Wenn Patriarchen zuschlagen: Gewaltberatung hat alle Hände voll zu tun
31 – das ist die erschütternde Zahl der Frauenmorde in Österreich im vergangenen Jahr. Fast 320 Frauenmorde waren es innerhalb von elf Jahren.
Die Regierung versucht nun, mit Gewaltschutz-Maßnahmen im Umfang von fast 25 Millionen Euro entgegenzuwirken. Ein wesentlicher Bestandteil des Pakets ist die seit dem 1. September 2021 verpflichtende Gewaltpräventionsberatung für Gefährder. Bereits 800 solcher insgesamt sechsstündigen Beratungssitzungen mit professionellen Sozialarbeitern hat der Bewährungshilfe-Verein Neustart alleine in Niederösterreich und dem Burgenland mit potenziellen Gewalttätern abgehalten. 90 Prozent davon sind Männer.
Quantensprung
„Dass diese Gespräche verpflichtend sind, ist ein Quantensprung.
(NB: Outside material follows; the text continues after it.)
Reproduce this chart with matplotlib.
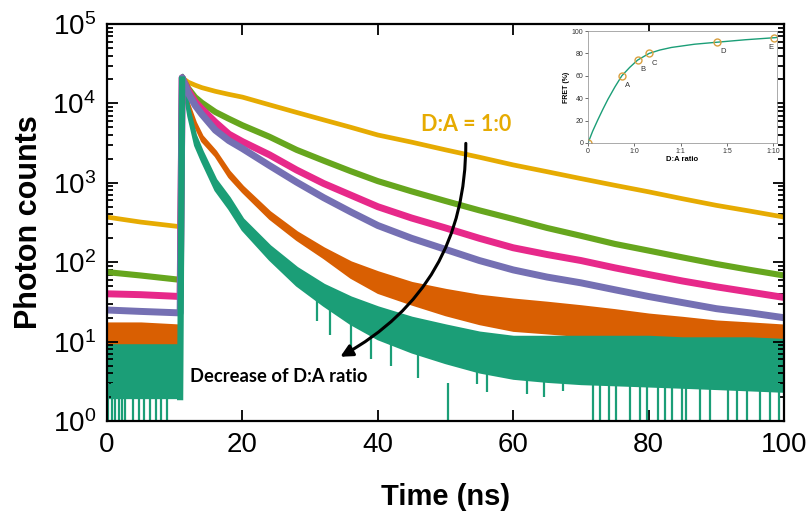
import numpy as np
import matplotlib
matplotlib.use('Agg')
import matplotlib.pyplot as plt
from matplotlib.ticker import LogLocator, NullFormatter

plt.rcParams['font.family'] = ['Liberation Sans', 'DejaVu Sans']

# ── Decay traces, values ────────────────────────────────────────
time_ns = [0, 5, 10.8, 11.1, 12, 13, 14, 16, 18, 20, 24, 28, 32, 36, 40,
           45, 50, 55, 60, 65, 70, 75, 80, 85, 90, 95, 100]

yellow = [370, 320, 280, 21000, 18500, 17000, 15800, 14200, 13000, 12000, 9600,
          7700, 6200, 5000, 4000, 3250, 2600, 2100, 1680, 1380, 1130, 930, 770,
          630, 520, 440, 370]
green = [75, 68, 60, 21000, 15500, 12000, 10200, 7800, 6400, 5300, 3800, 2600,
         1900, 1400, 1050, 780, 590, 450, 350, 270, 215, 170, 140, 115, 95, 80, 68]
pink = [40, 39, 37, 21000, 14500, 10500, 8500, 5800, 4100, 3300, 2250, 1450,
        980, 700, 500, 360, 270, 200, 152, 125, 105, 85, 70, 58, 49, 42, 36]
purple = [25, 24, 23, 21000, 13500, 9500, 7300, 4600, 3400, 2700, 1650, 1020,
          650, 430, 290, 200, 145, 105, 80, 65, 55, 45, 37, 31, 26, 23, 20]
orange_hi = [17, 17, 16, 22000, 10000, 5800, 3900, 2500, 1400, 900, 430, 240,
             150, 100, 75, 55, 45, 38, 34, 31, 28, 25, 22, 20, 18, 17, 16]
orange_lo = [7, 7, 6.5, 20000, 9000, 5200, 3400, 2200, 1200, 780, 360, 195,
             115, 65, 42, 30, 22, 17, 14, 13, 12, 11, 10, 9, 8.5, 8, 7.5]
teal_hi = [9, 9, 9, 23000, 9000, 4000, 2500, 1100, 650, 350, 160, 85, 52, 36,
           27, 20, 16, 13, 11.5, 11.5, 11.5, 11.5, 11.5, 11, 11, 11, 10.5]
teal_lo = [2, 2, 2, 20000, 7000, 3000, 1900, 820, 480, 260, 110, 52, 29, 17,
           11, 7.5, 5.5, 4.2, 3.5, 3.2, 3, 2.9, 2.8, 2.7, 2.6, 2.5, 2.4]

# zero-count channels of the teal trace (drawn down to the axis)
teal_zero_t = [0.2, 0.7, 1.2, 1.7, 2.2, 2.7, 3.9, 4.7, 5.4, 6.4, 7.2, 7.9, 8.9,
               50.4, 71.8, 72.8, 74.2, 75.2, 77.3, 78.7, 79.7, 81.4, 82.4, 83.5,
               84.9, 85.5, 87.6, 89.0, 91.7, 93.1, 94.5, 96.5, 97.9, 99.3]
# deep dips of the teal trace: time, lowest count, band edge above it
teal_dip_t = [31, 33, 36, 39, 42, 46, 54.7, 56.2, 62, 64.5, 67.4]
teal_dip_lo = [18, 12, 8, 6, 5, 3.5, 2.9, 2.3, 2.2, 2.0, 2.4]
teal_dip_top = [40, 32, 20, 14, 10, 8, 6, 5, 5, 4.5, 4]

# ── Inset: FRET vs D:A ratio ────────────────────────────────────
ratio_pos = [0, 0.73, 1.07, 1.32, 2.79, 4.02]
fret_pct = [0, 60, 74, 80, 90, 94]
point_names = ['', 'A', 'B', 'C', 'D', 'E']
fit_pos = [0, 0.1, 0.21, 0.32, 0.43, 0.58, 0.73, 0.9, 1.07, 1.32, 1.55, 1.8,
           2.3, 2.79, 3.4, 4.02, 4.08]
fit_pct = [0, 10.5, 20.5, 30, 39, 50, 60, 67.5, 74, 80, 83, 85.3, 88.2, 90,
           92.2, 94, 94.2]
ratio_ticks = [0, 1, 2, 3, 4]
ratio_labels = ['0', '1:0', '1:1', '1:5', '1:10']

C_YEL, C_GRN, C_PNK, C_PUR, C_ORG, C_TEAL = ('#E6AB02', '#66A61E', '#E7298A',
                                              '#7570B3', '#D95F02', '#1B9E77')

fig = plt.figure(figsize=(8.12, 5.15), dpi=100)
ax = fig.add_axes([0.1318, 0.1825, 0.8337, 0.7709])

for vals, col, lw in [(yellow, C_YEL, 3.4), (green, C_GRN, 4.4),
                      (pink, C_PNK, 5.0), (purple, C_PUR, 5.0)]:
    ax.plot(time_ns, vals, color=col, lw=lw, solid_joinstyle='round')

ax.fill_between(time_ns, orange_lo, orange_hi, color=C_ORG, lw=2.0, edgecolor=C_ORG)

ax.vlines(teal_zero_t, 0.5, 3, color=C_TEAL, lw=1.6)
ax.vlines(teal_dip_t, teal_dip_lo, teal_dip_top, color=C_TEAL, lw=1.6)
ax.fill_between(time_ns, teal_lo, teal_hi, color=C_TEAL, lw=2.2, edgecolor=C_TEAL)
# the steep rising edge of the teal trace lies on top of all the others
ax.plot(time_ns[2:4], teal_lo[2:4], color=C_TEAL, lw=4.5)

ax.set_yscale('log')
ax.set_xlim(0, 100)
ax.set_ylim(1, 1e5)
ax.set_xticks([0, 20, 40, 60, 80, 100])
ax.yaxis.set_major_locator(LogLocator(base=10, numticks=10))
ax.yaxis.set_minor_locator(LogLocator(base=10, subs=np.arange(2, 10), numticks=10))
ax.yaxis.set_minor_formatter(NullFormatter())
ax.tick_params(which='both', direction='in', top=True, right=True,
               labelsize=20, width=1.3)
ax.tick_params(which='major', length=8, pad=8)
ax.tick_params(which='minor', length=4)
for s in ax.spines.values():
    s.set_linewidth(1.6)

ax.set_xlabel('Time (ns)', fontsize=21, fontweight='bold', labelpad=18)
ax.set_ylabel('Photon counts', fontsize=22, fontweight='bold', labelpad=6)

ax.text(53, 5500, 'D:A = 1:0', color=C_YEL, fontsize=15.5, fontweight='bold',
        family=['Lato', 'DejaVu Sans'], ha='center', va='center')
ax.annotate('', xy=(34.1, 6.2), xytext=(53, 3400),
            arrowprops=dict(arrowstyle='-|>', color='black', lw=2.2,
                            mutation_scale=18,
                            connectionstyle='arc3,rad=-0.3'))
ax.text(12.3, 3.6, 'Decrease of D:A ratio', fontsize=13.2, fontweight='bold',
        family=['Lato', 'DejaVu Sans'], ha='left', va='center')

# ── Inset ───────────────────────────────────────────────────────
ins = fig.add_axes([588 / 812, 1 - 143 / 515, 189 / 812, 112 / 515])
ins.plot(fit_pos, fit_pct, color=C_TEAL, lw=1.0)
ins.plot(ratio_pos, fret_pct, 'o', ms=5, mfc='none', mec='#D9A040', mew=1.0)
for xp, yp, nm in zip(ratio_pos, fret_pct, point_names):
    off = (-4, -8) if nm == 'E' else (2, -8)
    ins.annotate(nm, (xp, yp), xytext=off, textcoords='offset points',
                 fontsize=5.5, color='#333333')
ins.set_xlim(0, 4.08)
ins.set_ylim(0, 100)
ins.set_xticks(ratio_ticks)
ins.set_xticklabels(ratio_labels)
ins.set_yticks([0, 20, 40, 60, 80, 100])
ins.tick_params(labelsize=5, length=2, width=0.5, pad=1.5, colors='#333333')
for s in ins.spines.values():
    s.set_linewidth(0.5)
    s.set_color('#888888')
ins.set_xlabel('D:A ratio', fontsize=5.5, fontweight='bold', labelpad=1)
ins.set_ylabel('FRET (%)', fontsize=5, fontweight='bold', labelpad=1)

fig.savefig('out.png', dpi=100)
Wir haben jahrelang darum gekämpft“, sagt Alexander Grohs von Neustart. Freiwillig würde fast keiner der betroffenen Klienten so eine Art der Beratung in Anspruch nehmen. „Die meisten verstehen leider nicht, dass sie etwas angestellt haben. Sie verstehen nicht, dass der Ausspruch einer Drohung auch schon eine Form der psychischen Gewalt ist“, erklärt Grohs.
Zu Beginn seien die betroffenen Personen meist in Rage und aufgebracht darüber, dass sie durch das polizeiliche Annäherungs- und Betretungsverbot vorübergehend ihr Heim verloren haben. Erst nach intensiven Gesprächen richte sich der Fokus darauf, was die Gefährder getan haben, um in diese Situation zu kommen.
Laut Grohs sei vor allem eines deutlich erkennbar: Sehr häufig stecken hinter Fällen von häuslicher Gewalt festgefahrene patriarchale Strukturen. „Es geht um Macht – und darüber, sein Gegenüber zu kontrollieren. Dort, wo Frauen nicht als gleichwertiger Partner angesehen werden, kommt es häufig zur Eskalation“, beschreibt Grohs.
Wie die bisherigen Beratungsgespräche gezeigt haben, ziehe sich dieses Verhaltensmuster durch alle gesellschaftlichen Schichten. „Das kommt in Migrantenfamilien genau so vor, wie in schwachen sozialen Schichten oder in Akademikerfamilien“, weiß der Leiter des Vereins. Mitunter zeigen sich die patriarchalen Verhaltenszüge selbst während der Beratungssitzungen. So berichtet Grohs von Fällen, bei denen männliche Gefährder die Beratung durch eine Sozialarbeiterin verweigerten. Erst nach einer „Abkühlphase“ und intensiven Gesprächen hätten sie sich dazu bereit erklärt.
Im Sommer 2021 hat die Regierung nach mehreren Femiziden ein Gewaltschutzpaket beschlossen. 24,6 Millionen Euro wurden dafür bereitgestellt.
31Frauenmorde gab es im Jahr 2021 in Österreich.
Hilfe für Betroffene von häuslicher Gewalt gibt es nicht nur unter dem Polizei-Notruf 133, sondern auch beim 24-Stunden-Frauennotruf unter der Rufnummer 01/71719 oder auch bei der Frauenhelpline unter 0800/222555
Nach der Verhängung eines Betretungsverbots haben Gefährder fünf Tage Zeit, sich für einen Termin zur verpflichtenden Gewaltprävention anzumelden. „70 Prozent haben das bisher innerhalb der Frist gemacht, etwa zehn Prozent mit ein paar Tagen Verspätung“, so Grohs. Beim Rest müsse man behördlich nachhelfen. Wird der Aufforderung nicht nachgekommen, drohen Verwaltungsstrafen von bis zu 5.000 Euro oder eine Ersatzfreiheitsstrafe von bis zu sechs Wochen.
Bei Hochrisikofällen – etwa wenn jemand beharrlich mit Gewaltakten bis hin zu Mord droht – könne man durch Fallkonferenzen die Reißleine ziehen: Behörden, Polizei und Gerichte entscheiden in dem Fall gemeinsam, ob jemand aus Sicherheitsgründen festgenommen und eingesperrt werden soll.